The south wall dates from the 15th century and has two square headed 15th century windows. The north wall has two-light late 14th century windows enclosed within acutely pointed heads. To the west of the second window is the blocked north doorway, adjoining the east jamb of which is a 15th-century holy water stoup.
The East Window depicts the five churches of medieval Southampton: St. John's (pulled down in 1708), St. Lawrence (pulled down between the wars), St. Michael's, Holyrood (bombed in 1940) and All Saints' (destroyed by bombing in 1940).
One of the two brass lecterns was rescued from the nearby Holyrood Church during the 1940 blitz and is one of the oldest (14th/early 15th century) and finest in the country, with a beautifully tapering eagle's body and separated wing feathers.

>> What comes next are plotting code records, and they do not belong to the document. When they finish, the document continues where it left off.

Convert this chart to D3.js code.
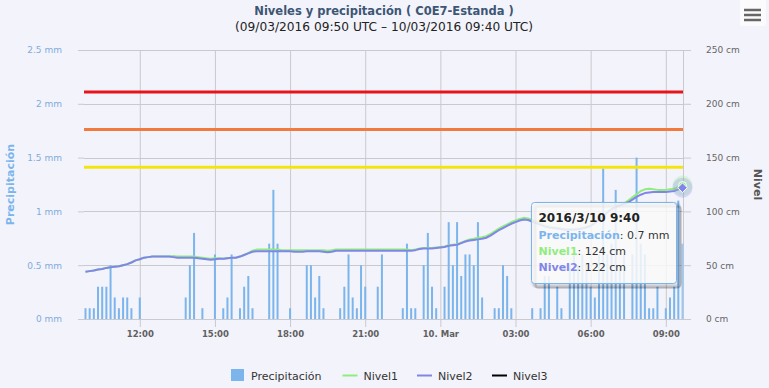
<!DOCTYPE html>
<html>
<head>
<meta charset="utf-8">
<script src="https://cdn.jsdelivr.net/npm/d3@7"></script>
<style>
body { margin: 0; background: #f3f3fb; }
svg { display: block; font-family: "DejaVu Sans", Verdana, sans-serif; }
</style>
</head>
<body>
<div id="chart"></div>
<script>
// datos: una lectura cada 10 minutos, desde 09/03/2016 09:50 UTC
var start = Date.UTC(2016, 2, 9, 9, 50);
var stepMin = 10;

// precipitacion (mm)
var precip = [
	0.1, 0.1, 0.1, 0.3, 0.3, 0.3, 0.5, 0.2, 0.1, 0.2, 0.2, 0.1,
	0, 0.2, 0, 0, 0, 0, 0, 0, 0, 0, 0, 0,
	0.2, 0.5, 0.8, 0, 0.1, 0, 0, 0.6, 0, 0.1, 0.2, 0.6,
	0, 0.1, 0.3, 0.4, 0.1, 0, 0, 0, 0.7, 1.2, 0.7, 0,
	0, 0.1, 0, 0, 0, 0.5, 0.5, 0.2, 0.4, 0.1, 0, 0,
	0, 0.1, 0.3, 0.6, 0.2, 0.1, 0.5, 0.3, 0, 0, 0.3, 0.6,
	0, 0, 0, 0, 0.1, 0.7, 0.1, 0.1, 0, 0.5, 0.8, 0.3,
	0.1, 0, 0.3, 0.9, 0.5, 0.9, 0.4, 0.6, 0.6, 0.5, 0.9, 0.2,
	0, 0, 0.1, 0.1, 0.5, 0.4, 0.1, 0, 0, 0, 0, 0.1,
	0, 0.1, 0.4, 0.4, 0, 0.3, 0.1, 0, 0.5, 0.6, 0.5, 0.6,
	0.5, 0.3, 0.2, 0.6, 1.4, 0.6, 0.7, 1.2, 0.5, 0.6, 0, 0.6,
	1.5, 0.7, 0.6, 0.1, 0.1, 0.3, 0, 0.1, 0.2, 0.3, 1.1, 0.7
];

// nivel 1 (cm)
var nivel1 = [
	44, 44.5, 45, 46, 46.5, 47.5, 48, 48.5, 49, 50, 51, 52.5,
	54.5, 55.5, 57, 57.5, 58, 58, 58, 58, 58, 58.5, 58, 58,
	58, 58, 58, 57.5, 57, 56.5, 56, 56.5, 56.5, 56, 56.5, 57,
	57, 58, 59.5, 61.5, 63.5, 64.5, 64.5, 64.5, 64.5, 64.5, 64.5, 64,
	64, 64, 64, 64, 64, 64, 64, 64, 64, 64, 63.5, 64,
	64.5, 64.5, 64.5, 64.5, 64.5, 64.5, 64.5, 64.5, 64.5, 64.5, 64.5, 64.5,
	64.5, 64.5, 64.5, 64.5, 64.5, 64.5, 64, 64.5, 65.5, 66, 66, 66,
	66.5, 67, 67.5, 68.5, 69, 69.5, 71, 72.5, 74, 74.5, 75.5, 76,
	77, 79, 81.5, 84, 86, 88, 90, 91.5, 93, 94, 93.5, 92,
	90.5, 88.5, 87, 86, 85, 84.5, 84, 83.5, 83.5, 83.5, 84, 84.5,
	85.5, 87, 89.5, 92.5, 96, 99.5, 102.5, 104.5, 106, 107.5, 110, 113,
	116, 119, 120.5, 121, 120.5, 120, 120, 120, 120.5, 121, 122.5, 124
];

// nivel 2 (cm)
var nivel2 = [
	44, 44.5, 45, 46, 46.5, 47.5, 48, 48.5, 49, 50, 51, 52.5,
	54.5, 55.5, 57, 57.5, 58, 58, 58, 58, 58, 57.5, 57, 57,
	57, 57, 57, 56.5, 56, 55.5, 55, 55.5, 56, 56, 56.5, 57,
	57, 58, 59.5, 61, 62.5, 63, 63, 63, 63, 63, 63, 63,
	63, 63, 62.5, 62.5, 62.5, 63, 63, 63, 63, 62.5, 62, 62.5,
	63.5, 63.5, 63.5, 63.5, 63.5, 63.5, 63.5, 63.5, 63.5, 63.5, 63.5, 63.5,
	63.5, 63.5, 63.5, 63.5, 63.5, 63.5, 63.5, 64, 65, 65.5, 65.5, 65.5,
	66, 66.5, 67, 68, 68.5, 69, 70.5, 72, 73, 73.5, 74, 74.5,
	75.5, 77.5, 80, 82.5, 84.5, 86.5, 88.5, 90, 91.5, 92.5, 92, 90.5,
	89, 87.5, 86, 85, 84.5, 84, 83.5, 83, 83, 83, 83.5, 84,
	85, 86.5, 89, 92, 95.5, 99, 102, 104, 105.5, 107, 108.5, 111,
	113.5, 115.5, 117, 117.5, 118, 118, 118, 118, 118.5, 119, 120.5, 122
];

// nivel 3 (cm): sin datos en el periodo
var nivel3 = [];

// umbrales (cm)
var umbrales = [141, 176, 211];

var seriesNames = ["Precipitación", "Nivel1", "Nivel2", "Nivel3"];
var mmTicks = [0, 0.5, 1, 1.5, 2, 2.5];
var cmTicks = [0, 50, 100, 150, 200, 250];

var titulo = "Niveles y precipitación ( C0E7-Estanda )";
var subtitulo = "(09/03/2016 09:50 UTC – 10/03/2016 09:40 UTC)";

// colores
var cPrecip = "#7cb5ec";
var cN1 = "#90ed7d";
var cN2 = "#8085e9";
var cN3 = "#000000";
var cUmbral = ["#f5e50f", "#f27a3c", "#e8141c"];
var cGrid = "#c9c9ce";

var svg_w = 769;
var svg_h = 388;
var plotL = 84, plotR = 683, plotT = 50, plotB = 319;

var svg = d3.select("#chart")
	.append("svg")
	.attr("width", svg_w)
	.attr("height", svg_h);

svg.append("rect")
	.attr("width", svg_w)
	.attr("height", svg_h)
	.attr("fill", "#f3f3fb");

var times = precip.map(function(d, i) {
	return new Date(start + i * stepMin * 60000);
});

// escalas
var x = d3.scaleUtc()
	.domain([times[0], times[times.length - 1]])
	.range([85.5, 682.5]);

var yP = d3.scaleLinear().domain([0, 2.5]).range([plotB, plotT]);
var yN = d3.scaleLinear().domain([0, 250]).range([plotB, plotT]);

var fmtTime = function(d) {
	if (d.getUTCHours() === 0) return d3.utcFormat("%d. %b")(d);
	return d3.utcFormat("%H:%M")(d);
};

// rejilla horizontal
svg.append("g")
	.selectAll("line")
	.data(mmTicks)
	.enter()
	.append("line")
	.attr("x1", plotL)
	.attr("x2", plotR)
	.attr("y1", function(d) { return Math.round(yP(d)) + 0.5; })
	.attr("y2", function(d) { return Math.round(yP(d)) + 0.5; })
	.attr("stroke", cGrid);

// rejilla vertical + eje x
var xAxis = d3.axisBottom(x)
	.ticks(d3.utcHour.every(3))
	.tickFormat(fmtTime)
	.tickSize(8)
	.tickSizeOuter(0)
	.tickPadding(4);

var gx = svg.append("g")
	.attr("transform", "translate(0," + plotB + ")")
	.call(xAxis);
gx.select(".domain").remove();
gx.selectAll(".tick line")
	.attr("y1", plotT - plotB)
	.attr("stroke", cGrid);
gx.selectAll(".tick text")
	.attr("fill", "#606060")
	.attr("font-weight", "bold")
	.attr("font-size", 8.5)
	.attr("font-family", "DejaVu Sans");

// eje izquierdo (mm)
var gl = svg.append("g")
	.attr("transform", "translate(" + plotL + ",0)")
	.call(d3.axisLeft(yP).tickValues(mmTicks).tickSize(6).tickPadding(16)
		.tickFormat(function(d) { return d + " mm"; }));
gl.select(".domain").remove();
gl.selectAll(".tick line").attr("stroke", cGrid);
gl.selectAll(".tick text")
	.attr("fill", "#80acdc")
	.attr("font-size", 9)
	.attr("font-family", "DejaVu Sans");

// eje derecho (cm)
var gr = svg.append("g")
	.attr("transform", "translate(" + plotR + ",0)")
	.call(d3.axisRight(yN).tickValues(cmTicks).tickSize(8).tickSizeOuter(0).tickPadding(15)
		.tickFormat(function(d) { return d + " cm"; }));
gr.select(".domain").attr("stroke", cGrid);
gr.selectAll(".tick line").attr("stroke", cGrid);
gr.selectAll(".tick text")
	.attr("fill", "#666")
	.attr("font-size", 9)
	.attr("font-family", "DejaVu Sans");

// titulos de ejes
svg.append("text")
	.attr("transform", "translate(14," + ((plotT + plotB) / 2) + ") rotate(-90)")
	.attr("text-anchor", "middle")
	.attr("font-size", 11)
	.attr("font-weight", "bold")
	.attr("fill", cPrecip)
	.text(seriesNames[0]);

svg.append("text")
	.attr("transform", "translate(754," + ((plotT + plotB) / 2) + ") rotate(90)")
	.attr("text-anchor", "middle")
	.attr("font-size", 11)
	.attr("font-weight", "bold")
	.attr("fill", "#555")
	.text("Nivel");

// barras de precipitacion
var bars = svg.append("g");
precip.forEach(function(v, i) {
	if (v <= 0) return;
	bars.append("rect")
		.attr("x", x(times[i]) - 1)
		.attr("width", 2)
		.attr("y", yP(v))
		.attr("height", plotB - yP(v))
		.attr("fill", i === precip.length - 1 ? "#9cc8f2" : cPrecip);
});

// umbrales
svg.append("g")
	.selectAll("line")
	.data(umbrales)
	.enter()
	.append("line")
	.attr("x1", plotL)
	.attr("x2", plotR)
	.attr("y1", function(d) { return yN(d); })
	.attr("y2", function(d) { return yN(d); })
	.attr("stroke", function(d, i) { return cUmbral[i]; })
	.attr("stroke-width", 3);

// lineas de nivel
var line = d3.line()
	.x(function(d, i) { return x(times[i]); })
	.y(function(d) { return yN(d); });

svg.append("path")
	.datum(nivel1)
	.attr("d", line)
	.attr("fill", "none")
	.attr("stroke", cN1)
	.attr("stroke-width", 2)
	.attr("stroke-linejoin", "round");

svg.append("path")
	.datum(nivel2)
	.attr("d", line)
	.attr("fill", "none")
	.attr("stroke", cN2)
	.attr("stroke-width", 2)
	.attr("stroke-linejoin", "round");

// marcadores del punto activo
var last = times.length - 1;
var lx = x(times[last]);
svg.append("circle")
	.attr("cx", lx).attr("cy", yN(nivel1[last])).attr("r", 10)
	.attr("fill", cN1).attr("fill-opacity", 0.25);
svg.append("circle")
	.attr("cx", lx).attr("cy", yN(nivel2[last])).attr("r", 10)
	.attr("fill", cN2).attr("fill-opacity", 0.25);
svg.append("circle")
	.attr("cx", lx).attr("cy", yN(nivel1[last])).attr("r", 4)
	.attr("fill", cN1).attr("stroke", "#fff");
svg.append("path")
	.attr("d", d3.symbol().type(d3.symbolDiamond2).size(60)())
	.attr("transform", "translate(" + lx + "," + yN(nivel2[last]) + ")")
	.attr("fill", cN2).attr("stroke", "#fff");

// tooltip
var tip = svg.append("g").attr("transform", "translate(531.5,202.5)");
[3, 2, 1].forEach(function(o) {
	tip.append("rect")
		.attr("x", 1).attr("y", 1)
		.attr("width", 145).attr("height", 81).attr("rx", 3)
		.attr("transform", "translate(" + o + "," + o + ")")
		.attr("fill", "none")
		.attr("stroke", "#000")
		.attr("stroke-opacity", 0.05 * o)
		.attr("stroke-width", 2 * (4 - o));
});
tip.append("rect")
	.attr("width", 145).attr("height", 81).attr("rx", 3)
	.attr("fill", "#f9f9f9").attr("fill-opacity", 0.85)
	.attr("stroke", cPrecip);

tip.append("text")
	.attr("x", 7).attr("y", 19)
	.attr("font-weight", "bold")
	.attr("font-size", 12)
	.attr("fill", "#222")
	.text(d3.utcFormat("%Y/%-m/%-d %-H:%M")(times[last]));

var tipRows = [
	[seriesNames[0], cPrecip, precip[last] + " mm"],
	[seriesNames[1], cN1, nivel1[last] + " cm"],
	[seriesNames[2], cN2, nivel2[last] + " cm"]
];
tipRows.forEach(function(r, k) {
	var t = tip.append("text")
		.attr("x", 7).attr("y", 36 + k * 16)
		.attr("font-size", 11)
		.attr("fill", "#333");
	t.append("tspan").attr("font-weight", "bold").attr("fill", r[1]).text(r[0]);
	t.append("tspan").text(": " + r[2]);
});

// titulo
svg.append("text")
	.attr("x", 384).attr("y", 15)
	.attr("text-anchor", "middle")
	.attr("font-size", 11.5)
	.attr("font-weight", "bold")
	.attr("fill", "#3d5674")
	.text(titulo);

svg.append("text")
	.attr("x", 384).attr("y", 31)
	.attr("text-anchor", "middle")
	.attr("font-size", 12.2)
	.attr("fill", "#222")
	.text(subtitulo);

// leyenda
var leg = svg.append("g").attr("font-size", 11).attr("fill", "#333");
leg.append("rect").attr("x", 231).attr("y", 369).attr("width", 13).attr("height", 12).attr("fill", cPrecip);
leg.append("text").attr("x", 251).attr("y", 380).text(seriesNames[0]);
var legLines = [[342.5, cN1, seriesNames[1]], [417, cN2, seriesNames[2]], [492, cN3, seriesNames[3]]];
legLines.forEach(function(l) {
	leg.append("line")
		.attr("x1", l[0]).attr("x2", l[0] + 15)
		.attr("y1", 375.5).attr("y2", 375.5)
		.attr("stroke", l[1]).attr("stroke-width", 2);
	leg.append("text").attr("x", l[0] + 21).attr("y", 380).text(l[2]);
});

// boton de menu
svg.append("rect")
	.attr("x", 740).attr("y", -3).attr("width", 26).attr("height", 29).attr("rx", 2)
	.attr("fill", "#fbfbfe");
[10, 15, 20].forEach(function(yy) {
	svg.append("line")
		.attr("x1", 744).attr("x2", 761)
		.attr("y1", yy).attr("y2", yy)
		.attr("stroke", "#666").attr("stroke-width", 2.5);
});
</script>
</body>
</html>
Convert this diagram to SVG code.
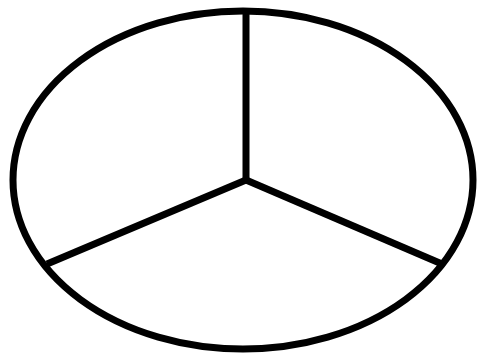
<svg xmlns="http://www.w3.org/2000/svg" width="483" height="356" viewBox="0 0 483 356">
<style>.s{fill:none;stroke:#000;stroke-width:7}</style>
<rect width="483" height="356" fill="#fff"/>
<g id="outline"><ellipse class="s" cx="243" cy="180" rx="230" ry="169"/></g>
<g id="connectors">
<line class="s" x1="246" y1="180" x2="246" y2="11"/>
<line class="s" x1="246" y1="180" x2="47" y2="264"/>
<line class="s" x1="246" y1="180" x2="442" y2="264"/>
</g>
</svg>
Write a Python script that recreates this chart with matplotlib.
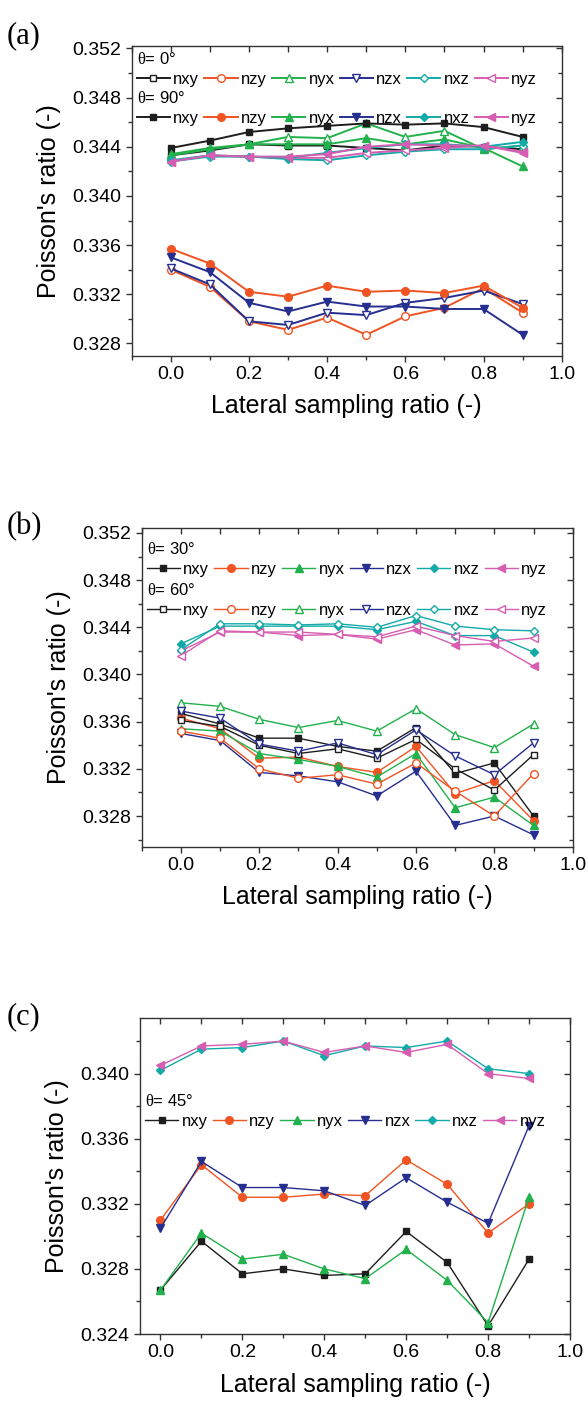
import numpy as np
import matplotlib
matplotlib.use("Agg")
import matplotlib.pyplot as plt
from matplotlib.ticker import MultipleLocator, FormatStrFormatter

plt.rcParams['font.family'] = ['Liberation Sans', 'DejaVu Sans']
plt.rcParams['mathtext.fontset'] = 'custom'
plt.rcParams['mathtext.rm'] = 'Liberation Serif'
plt.rcParams['mathtext.it'] = 'Liberation Serif'

# lateral sampling ratio
x = [0.0, 0.1, 0.2, 0.3, 0.4, 0.5, 0.6, 0.7, 0.8, 0.9]
names = ['nxy', 'nzy', 'nyx', 'nzx', 'nxz', 'nyz']

# (a) theta = 0 deg (open markers)
a0_nxy = [0.3433, 0.3437, 0.3442, 0.3441, 0.3441, 0.3439, 0.3437, 0.3441, 0.3440, 0.3438]
a0_nzy = [0.3340, 0.3326, 0.3298, 0.3291, 0.3301, 0.3287, 0.3302, 0.3309, 0.3325, 0.3305]
a0_nyx = [0.3433, 0.3438, 0.3442, 0.3448, 0.3447, 0.3459, 0.3448, 0.3453, 0.3438, 0.3441]
a0_nzx = [0.3341, 0.3328, 0.3298, 0.3295, 0.3305, 0.3303, 0.3313, 0.3317, 0.3323, 0.3312]
a0_nxz = [0.3428, 0.3432, 0.3432, 0.3430, 0.3429, 0.3433, 0.3436, 0.3438, 0.3438, 0.3441]
a0_nyz = [0.3428, 0.3433, 0.3432, 0.3431, 0.3431, 0.3435, 0.3437, 0.3439, 0.3441, 0.3435]
# (a) theta = 90 deg (filled markers)
a90_nxy = [0.3439, 0.3445, 0.3452, 0.3455, 0.3457, 0.3459, 0.3458, 0.3459, 0.3456, 0.3448]
a90_nzy = [0.3357, 0.3345, 0.3322, 0.3318, 0.3327, 0.3322, 0.3323, 0.3321, 0.3327, 0.3309]
a90_nyx = [0.3434, 0.3439, 0.3442, 0.3442, 0.3442, 0.3447, 0.3442, 0.3446, 0.3439, 0.3424]
a90_nzx = [0.3350, 0.3338, 0.3313, 0.3306, 0.3314, 0.3310, 0.3310, 0.3308, 0.3308, 0.3287]
a90_nxz = [0.3429, 0.3433, 0.3432, 0.3431, 0.3435, 0.3439, 0.3442, 0.3442, 0.3440, 0.3444]
a90_nyz = [0.3428, 0.3433, 0.3432, 0.3432, 0.3434, 0.3440, 0.3442, 0.3441, 0.3441, 0.3436]

# (b) theta = 30 deg (filled markers)
b30_nxy = [0.3367, 0.3358, 0.3346, 0.3346, 0.3339, 0.3335, 0.3355, 0.3316, 0.3325, 0.3280]
b30_nzy = [0.3363, 0.3354, 0.3329, 0.3330, 0.3322, 0.3317, 0.3339, 0.3299, 0.3310, 0.3276]
b30_nyx = [0.3354, 0.3352, 0.3333, 0.3328, 0.3322, 0.3313, 0.3333, 0.3287, 0.3296, 0.3272]
b30_nzx = [0.3350, 0.3344, 0.3317, 0.3314, 0.3309, 0.3297, 0.3318, 0.3272, 0.3280, 0.3264]
b30_nxz = [0.3426, 0.3441, 0.3441, 0.3441, 0.3441, 0.3438, 0.3445, 0.3433, 0.3433, 0.3419]
b30_nyz = [0.3420, 0.3436, 0.3436, 0.3433, 0.3434, 0.3430, 0.3438, 0.3425, 0.3426, 0.3407]
# (b) theta = 60 deg (open markers)
b60_nxy = [0.3361, 0.3356, 0.3340, 0.3333, 0.3337, 0.3329, 0.3345, 0.3320, 0.3302, 0.3332]
b60_nzy = [0.3352, 0.3346, 0.3320, 0.3312, 0.3315, 0.3307, 0.3325, 0.3301, 0.3280, 0.3316]
b60_nyx = [0.3376, 0.3373, 0.3362, 0.3355, 0.3361, 0.3352, 0.3371, 0.3349, 0.3338, 0.3358]
b60_nzx = [0.3369, 0.3363, 0.3341, 0.3335, 0.3342, 0.3332, 0.3353, 0.3331, 0.3315, 0.3342]
b60_nxz = [0.3421, 0.3443, 0.3443, 0.3442, 0.3443, 0.3440, 0.3450, 0.3441, 0.3438, 0.3437]
b60_nyz = [0.3416, 0.3437, 0.3436, 0.3436, 0.3434, 0.3432, 0.3441, 0.3433, 0.3428, 0.3431]

# (c) theta = 45 deg (filled markers)
c45_nxy = [0.3267, 0.3297, 0.3277, 0.3280, 0.3276, 0.3277, 0.3303, 0.3284, 0.3245, 0.3286]
c45_nzy = [0.3310, 0.3344, 0.3324, 0.3324, 0.3326, 0.3325, 0.3347, 0.3332, 0.3302, 0.3320]
c45_nyx = [0.3267, 0.3302, 0.3286, 0.3289, 0.3280, 0.3274, 0.3292, 0.3273, 0.3247, 0.3324]
c45_nzx = [0.3305, 0.3346, 0.3330, 0.3330, 0.3328, 0.3319, 0.3336, 0.3321, 0.3308, 0.3368]
c45_nxz = [0.3402, 0.3415, 0.3416, 0.3420, 0.3411, 0.3417, 0.3416, 0.3420, 0.3403, 0.3400]
c45_nyz = [0.3405, 0.3417, 0.3418, 0.3420, 0.3413, 0.3417, 0.3413, 0.3418, 0.3400, 0.3397]

colors = ['#1e1e1e', '#f05423', '#22b14c', '#262f8f', '#12aaa8', '#d65db1']
markers = ['s', 'o', '^', 'v', 'D', '<']
msizes = [5, 5.5, 6, 6, 4.5, 6]


def plot_group(ax, series, filled, lw=1.0):
    """Draw the six Poisson ratios of one angle, return the line handles."""
    handles = []
    for ys, name, c, m, ms in zip(series, names, colors, markers, msizes):
        line, = ax.plot(x, ys, color=c, lw=lw, marker=m, ms=ms,
                        mfc=c if filled else 'white', mec=c, mew=1.0, label=name)
        handles.append(line)
    return handles


def add_legend(ax, handles, title, y_anchor):
    leg = ax.legend(handles=handles, title=title, ncol=6, loc='upper left',
                    bbox_to_anchor=(0.0, y_anchor), frameon=False, fontsize=12,
                    title_fontsize=12, alignment='left', handlelength=2.0,
                    handletextpad=0.2, columnspacing=0.3, borderpad=0.3,
                    labelspacing=0.3, borderaxespad=0.0)
    # keep it as a plain artist so a second legend does not draw it twice
    ax.legend_ = None
    ax.add_artist(leg)
    return leg


def style_axes(ax, xlim, ylim):
    ax.set_xlim(*xlim)
    ax.set_ylim(*ylim)
    ax.xaxis.set_major_locator(MultipleLocator(0.2))
    ax.xaxis.set_minor_locator(MultipleLocator(0.1))
    ax.yaxis.set_major_locator(MultipleLocator(0.004))
    ax.yaxis.set_minor_locator(MultipleLocator(0.002))
    ax.xaxis.set_major_formatter(FormatStrFormatter('%.1f'))
    ax.yaxis.set_major_formatter(FormatStrFormatter('%.3f'))
    # outward ticks on left / bottom
    ax.tick_params(which='both', direction='out', labelsize=14, color='#333333', width=1.0)
    ax.tick_params(which='major', length=4)
    ax.tick_params(which='minor', length=3)
    for s in ax.spines.values():
        s.set_linewidth(1.0)
        s.set_color('#333333')
    ax.set_xlabel('Lateral sampling ratio (-)', fontsize=18, labelpad=8)
    ax.set_ylabel("Poisson's ratio (-)", fontsize=18, labelpad=8)


def mirror_ticks_inward(ax):
    # twin axes only used to draw inward ticks on top and right (origin look)
    twin = ax.twinx()
    twin.set_ylim(ax.get_ylim())
    twin.yaxis.set_major_locator(MultipleLocator(0.004))
    twin.yaxis.set_minor_locator(MultipleLocator(0.002))
    twin.tick_params(which='both', direction='in', labelright=False, color='#333333', width=1.0)
    twin.tick_params(which='major', length=4)
    twin.tick_params(which='minor', length=3)
    twy = ax.twiny()
    twy.set_xlim(ax.get_xlim())
    twy.xaxis.set_major_locator(MultipleLocator(0.2))
    twy.xaxis.set_minor_locator(MultipleLocator(0.1))
    twy.tick_params(which='both', direction='in', labeltop=False, color='#333333', width=1.0)
    twy.tick_params(which='both', length=4)
    for t in (twin, twy):
        for s in t.spines.values():
            s.set_visible(False)


fig = plt.figure(figsize=(5.88, 14.02), dpi=100)

# ---- panel (a)
ax_a = fig.add_axes([0.224, 0.7463, 0.7313, 0.2209])
h0 = plot_group(ax_a, [a0_nxy, a0_nzy, a0_nyx, a0_nzx, a0_nxz, a0_nyz], filled=False, lw=1.4)
h90 = plot_group(ax_a, [a90_nxy, a90_nzy, a90_nyx, a90_nzx, a90_nxz, a90_nyz], filled=True, lw=1.4)
style_axes(ax_a, (-0.1, 1.0), (0.3270, 0.3522))
add_legend(ax_a, h0, r'$\theta$= 0°', 1.0)
add_legend(ax_a, h90, r'$\theta$= 90°', 0.875)
mirror_ticks_inward(ax_a)

# ---- panel (b)
ax_b = fig.add_axes([0.241, 0.3961, 0.733, 0.2271])
h30 = plot_group(ax_b, [b30_nxy, b30_nzy, b30_nyx, b30_nzx, b30_nxz, b30_nyz], filled=True)
h60 = plot_group(ax_b, [b60_nxy, b60_nzy, b60_nyx, b60_nzx, b60_nxz, b60_nyz], filled=False)
style_axes(ax_b, (-0.1, 1.0), (0.3254, 0.3524))
add_legend(ax_b, h30, r'$\theta$= 30°', 0.975)
add_legend(ax_b, h60, r'$\theta$= 60°', 0.848)
mirror_ticks_inward(ax_b)

# ---- panel (c)
ax_c = fig.add_axes([0.2381, 0.0485, 0.7313, 0.2252])
h45 = plot_group(ax_c, [c45_nxy, c45_nzy, c45_nyx, c45_nzx, c45_nxz, c45_nyz], filled=True)
style_axes(ax_c, (-0.05, 1.0), (0.3240, 0.3434))
add_legend(ax_c, h45, r'$\theta$= 45°', 0.78)
mirror_ticks_inward(ax_c)

# panel letters
for lab, ypos in [('(a)', 0.985), ('(b)', 0.635), ('(c)', 0.285)]:
    fig.text(0.012, ypos, lab, fontsize=22, family='Liberation Serif', va='top')

fig.savefig('out.png', dpi=100)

The other is a fine brass eagle (c.1450), but of more familiar type; its claws and jewelled eyes are missing.
Tombs and memorials
The most famous tomb in the church is that of Sir Richard Lyster (c.1480–1554). Lyster was Chief Baron and later Lord Chief Justice of the Common pleas. His tomb was erected in 1567. The tomb is situated in the north-east corner of the church and is a delightful early-Elizabethan example of the use of fluted columns and other classical details.
The present organ was built by H. C. Sims in 1880. It was enlarged by J. W. Walker in 1950, and subsequently rebuilt in 1986 by Keith Scudamore. In 1995 Andrew Cooper, of Griffiths and Cooper, undertook further renovations of the instrument. These included replacing the action, restoring the console and making a few tonal improvements.
From the 17th Century until 1878 there were six bells, which came from the Salisbury foundry. In 1878 two additional trebles were cast by John Warner & Sons. One of them was very thin and eventually needed to be repaired. In 1923 the peal was recast by Gillett & Johnston and hung in a new iron frame replacing the solid oak one. Finally in 1947 two further bells were cast by John Taylor & Co from the bell metal salvaged from the ruins of Holyrood Church. St. Michael's is one of only six towers in the Diocese of Winchester with ten bells.